Why street-by-street analysis matters

The city’s planning framework makes one thing clear: Studio City should not be treated as a blanket market. The corridor and scenic parkway are shaped by different goals, and that distinction shows up in daily convenience, lot conditions, and long-term fit.

That is why buyers benefit from looking beyond the ZIP code and focusing on the specific block, access pattern, and property conditions. In Studio City, the right home is not just about price or style. It is also about whether the location supports the way you actually want to live.

If you are weighing Studio City hills versus flats, the smartest next step is to compare homes through the lens of access, daily routine, and property-specific risk, not just curb appeal. For a local, negotiation-focused approach to buying or selling in Studio City, connect with Mario Acosta.

FAQs

What is the main difference between the Studio City hills and flats?

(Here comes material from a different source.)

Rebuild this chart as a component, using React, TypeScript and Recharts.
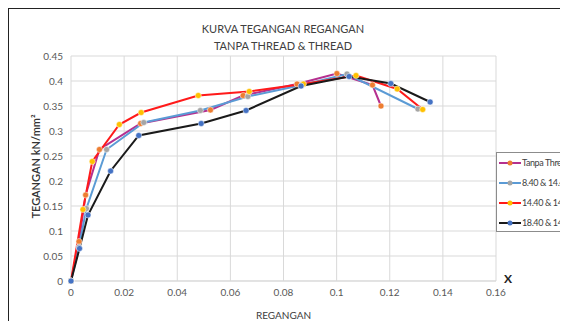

  • The hills generally offer more privacy, views, and trail access, while the flats are usually better for Ventura Boulevard convenience, parks, transit, and easier daily routines.

Are Studio City hillside homes harder to evaluate?

  • Yes. Hillside properties often require closer review of slope, access, grading, and site-specific conditions, which can affect value and buying strategy.

Are the flats in Studio City better for walkability?

  • In many cases, yes. Planning documents describe the Ventura corridor as pedestrian-oriented and focused on circulation and reducing congestion.

Do Studio City hills have wildfire-related considerations?

  • Yes. Studio City includes portions of the city’s Very High Fire Hazard Severity Zone, so buyers should review defensible space and home-hardening considerations when evaluating hillside properties.

Is Studio City one uniform market for buyers?

  • No. City planning documents distinguish different subareas and separate the Ventura corridor from the Mulholland scenic area, which is why street-by-street analysis matters.